JPMorgan’s chief executive Jamie Dimon, who was also in that position when the bank acquired Bear Stearns and Washington Mutual during the financial crisis a decade-and-a-half ago, declared the latest panic had ended with his acquisition of First Republic.
It wasn’t, however, an unqualified declaration.
“No crystal ball is perfect but, yes, I think the banking system is very stable,” he told analysts on a conference call to discuss the acquisition. “Down the road,” he said (without elaborating), was a “whole different issue.”
The sudden panic that enveloped the three US banks and overwhelmed Credit Suisse was a liquidity-driven crisis, sparked by the impact of the rapid rises in interest rates on balance sheets with large holdings of low-yielding fixed rate bonds and mortgages. As interest rates rose, so did the amounts of unrealised losses on those assets if their value were marked to market.
As runs on the banks started, fuelled by social media – First Republic lost $US100 billion of deposits in a couple of weeks and Silicon Valley was looking at $US100 billion in a day when its doors closed – the need to raise cash to meet the depositors’ demands meant those “paper” losses would have to be crystallised.
In Australia, this kind of liquidity crisis couldn’t have occurred. Not only do Australian banks hold more capital and higher-quality liquid assets than their international peers, but this is the only jurisdiction where banks have to increase their capital when rising interest rates generate unrealised losses on their holdings of securities and mortgages.
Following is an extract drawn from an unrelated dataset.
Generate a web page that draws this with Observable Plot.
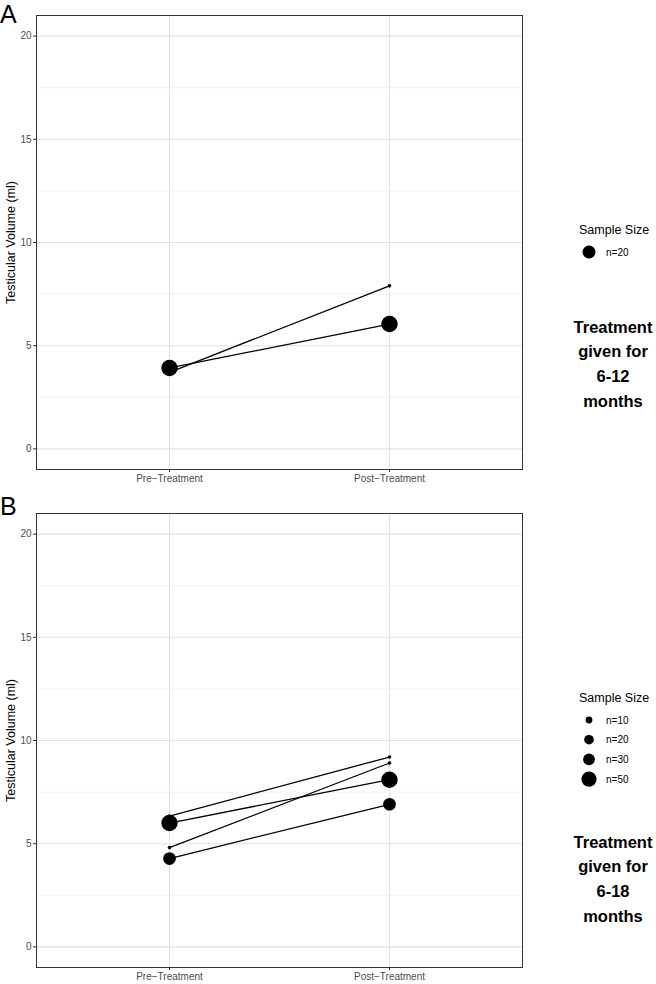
<!DOCTYPE html>
<html><head><meta charset="utf-8">
<script src="https://cdn.jsdelivr.net/npm/d3@7"></script>
<script src="https://cdn.jsdelivr.net/npm/@observablehq/plot@0.6"></script>
<style>
body{margin:0;background:#fff;font-family:"Liberation Sans",Arial,sans-serif;}
#root{position:relative;width:656px;height:984px;overflow:hidden;background:#fff}
#root > svg.plotsvg{position:absolute;left:0}
#overlay{position:absolute;left:0;top:0}
</style></head>
<body><div id="root"></div>
<script>
// ---- data ----
const categories = ["Pre−Treatment", "Post−Treatment"];
const yTicks = [0, 5, 10, 15, 20];
const yMinor = [2.5, 7.5, 12.5, 17.5];
const yLabel = "Testicular Volume (ml)";

// Panel A (6-12 months)
const preA  = [3.92, 3.71];
const postA = [6.05, 7.90];
const nA    = [20, null];
const legendA = [20];
const noteA = ["Treatment", "given for", "6-12", "months"];

// Panel B (6-18 months)
const preB  = [6.34, 6.00, 4.81, 4.28];
const postB = [9.20, 8.10, 8.91, 6.91];
const nB    = [null, 50, null, 30];
const legendB = [10, 20, 30, 50];
const noteB = ["Treatment", "given for", "6-18", "months"];

const legendTitle = "Sample Size";

const root = document.getElementById("root");

function panel(pre, post, n, rmax, top, mt, mb) {
  const pairs = pre.map((p, i) => ({pre: p, post: post[i], n: n[i]}));
  const pts = pairs.flatMap(d => [
    {x: categories[0], y: d.pre, n: d.n},
    {x: categories[1], y: d.post, n: d.n}
  ]);
  const svg = Plot.plot({
    width: 530, height: 492,
    marginLeft: 36, marginRight: 8, marginTop: mt, marginBottom: mb,
    style: {fontFamily: "Liberation Sans, Arial, sans-serif", fontSize: "10px", background: "transparent", overflow: "visible"},
    x: {type: "point", domain: categories, padding: 0.6, label: null},
    y: {domain: [-1, 21], label: null},
    r: {type: "sqrt", domain: [0, rmax], range: [0, 8.2]},
    marks: [
      Plot.ruleY(yMinor, {stroke: "#efefef", strokeWidth: 0.8}),
      Plot.ruleY(yTicks, {stroke: "#e2e2e2", strokeWidth: 1.1}),
      Plot.ruleX(categories, {stroke: "#e2e2e2", strokeWidth: 1.1}),
      Plot.link(pairs, {x1: () => categories[0], y1: "pre", x2: () => categories[1], y2: "post", stroke: "black", strokeWidth: 1.3}),
      Plot.dot(pts.filter(d => d.n == null), {x: "x", y: "y", r: 1.8, fill: "black"}),
      Plot.dot(pts.filter(d => d.n != null), {x: "x", y: "y", r: "n", fill: "black"}),
      Plot.frame({stroke: "#333", strokeWidth: 1}),
      Plot.axisY(yTicks, {tickSize: 3, tickPadding: 2, fill: "#4d4d4d", stroke: "#333", label: null, fontSize: 10}),
      Plot.axisX(categories, {tickSize: 3, tickPadding: 2, fill: "#4d4d4d", stroke: "#333", label: null, fontSize: 10}),
      Plot.text([yLabel], {frameAnchor: "left", rotate: -90, dx: -26, textAnchor: "middle", lineAnchor: "middle", fontSize: 12.5, fill: "#000"})
    ]
  });
  svg.classList.add("plotsvg");
  svg.style.top = top + "px";
  root.appendChild(svg);
}

panel(preA, postA, nA, 20, 0, 15, 23);
panel(preB, postB, nB, 50, 492, 21, 17);

// ---- overlay: panel letters, legends, notes ----
const ov = d3.select(root).append("svg").attr("id", "overlay")
  .attr("width", 656).attr("height", 984)
  .style("font-family", "Liberation Sans, Arial, sans-serif");

ov.append("text").attr("x", 0).attr("y", 23).attr("font-size", 25).text("A");
ov.append("text").attr("x", 0).attr("y", 515).attr("font-size", 25).text("B");

function legend(values, rScale, titleY, firstY, step) {
  ov.append("text").attr("x", 579).attr("y", titleY).attr("dy", "0.35em")
    .attr("font-size", 12.5).text(legendTitle);
  values.forEach((v, i) => {
    const y = firstY + i * step;
    ov.append("circle").attr("cx", 589).attr("cy", y).attr("r", rScale(v)).attr("fill", "black");
    ov.append("text").attr("x", 606).attr("y", y).attr("dy", "0.35em")
      .attr("font-size", 10).text("n=" + v);
  });
}
legend(legendA, d3.scaleSqrt().domain([0, 20]).range([0, 6.5]), 230, 252, 19.7);
legend(legendB, d3.scaleSqrt().domain([0, 50]).range([0, 7.6]), 698, 720, 19.7);

function note(lines, y0) {
  lines.forEach((t, i) => {
    ov.append("text").attr("x", 613).attr("y", y0 + i * 24.7).attr("dy", "0.35em")
      .attr("text-anchor", "middle").attr("font-size", 16.5).attr("font-weight", "bold").text(t);
  });
}
note(noteA, 327);
note(noteB, 842);
</script>
</body></html>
Most banking crises start with loan losses that create a question mark over a bank’s solvency that subsequently generates a run and a liquidity event. That’s not quite what happened in the US, where the catalyst for the failures was the sudden and impossible demands on the banks’ ability to repay depositors.
There’s a chicken-and-egg element to the relationship between liquidity and solvency because of the structural mismatch in all banks between their funding, which is relatively short term, and their loans, which are much longer term. A sustained run inevitably leads to insolvency because of the fire sales of assets needed to meet the redemption of deposits.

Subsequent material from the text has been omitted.